The session began with a swift, but thorough overview of the origins, background, and characteristics of pre, modern, and postmodern schools of thought. The morning continued with a more in depth study of two exemplars of postmodernity – Thomas Merton and Etty Hillesum, presented by the author of “Etty Hillesum – A Life Transformed,”. >. Whilst I’d read fragments of her writings, what I hadn’t appreciated was that hers was a spirituality shaped largely over only a few short,(too short) years. This search for identity and integration (“God is what is deepest and best in me.” ) resulted in a transformation of her inner life that enabled her to transcend the violence and horrors of the Holcaust and offer hope to those whose sufferings she shared.

Etty wasn’t conventionally ‘religious,’ (she was a non-practicing Jew), with none of the points of reference one would expect, and the focus of her search was as much “Who am I?” as Who is God?” She needed to ask the former in order to reach the latter; to reject the norm in order to travel beyond it and integrate the psychological and spiritual in a new understanding. The means by which she reached this were equally unconventional (her relationship with therapist Julius Spier, for instance, would definitely raise a few eyebrows today).

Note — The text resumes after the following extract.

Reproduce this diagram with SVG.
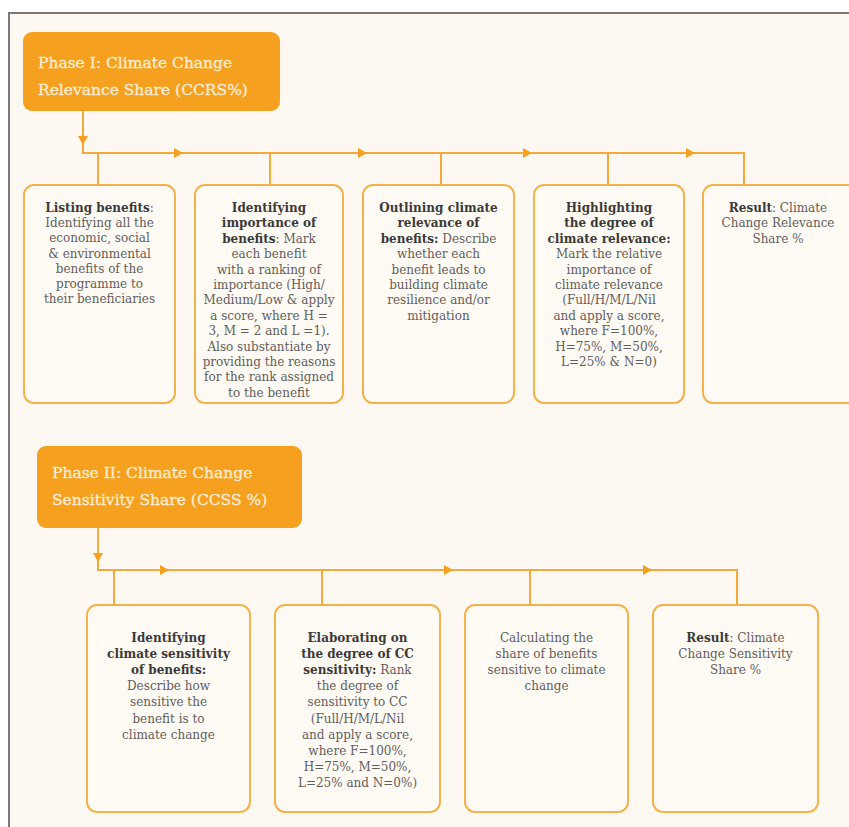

I was struck firstly by the shortness of her journey from a deeply troubled young student to somebody with more sense of self than many of us attain in a lifetime, (she was only 29 when she died at Auschwitz). As we reflected, some never embark on the rejection needed for the first part of this journey. Then again others become stuck in this stage and never move beyond it!

Secondly it reminded me, not for the first time that a proper interiority always results in a movement outwards in compassion and practical action and compassion towards others; the first is a prerequisite for the second. An encouragement for those of us more contemplative souls who sometimes feel vaguely (or not so vaguely) guilty about our meanderings.

Another point that we noticed was the necessity of the whole cycle of rejection/deconstruction/rebuilding for healthy spiritual development; implications which IMHO aren’t always taken into consideration in our religious institutions. It reminded me of philosopher Paul Ricoeur’s “second naïveté,” the theory that, having distanced ourselves from those elements we once held as ‘truth,’ we come to a place when we wish to be ‘called again,’ to reengage with and reinterpret them on a deeper, more symbolic level. A cycle which repeats itself over and over again. Believe me, I’ve been there!

So, all in all, a valuable session which has helped clarify some parts of my own journeying, introduced me to much else, and, as all good teaching should, left me with as many questions as answers. (And poor Ms M with a headache as Mum enlivened Saturday dinner with such delights as “overarching metanarrative”, “micronarrative,” and “deconstructionist,” concepts which, as an ex design student she’s only too familiar).

DIY Antics – Never Again!

It seemed like a good idea at the time; just a quick spot of DIY. What I didn’t allow for is that my technical skills are as lacking in the virtual carpentry department as they are IRL. What should have been a few minutes widgeting over on Shelfari has taken up most of the afternoon, taking in system crashes, books vanishing into the ether and shelves almost as wonky as the ones chez Miffy. Happily, all’s well now. Should you fancy a quick browse, do hop over to Greenpatches.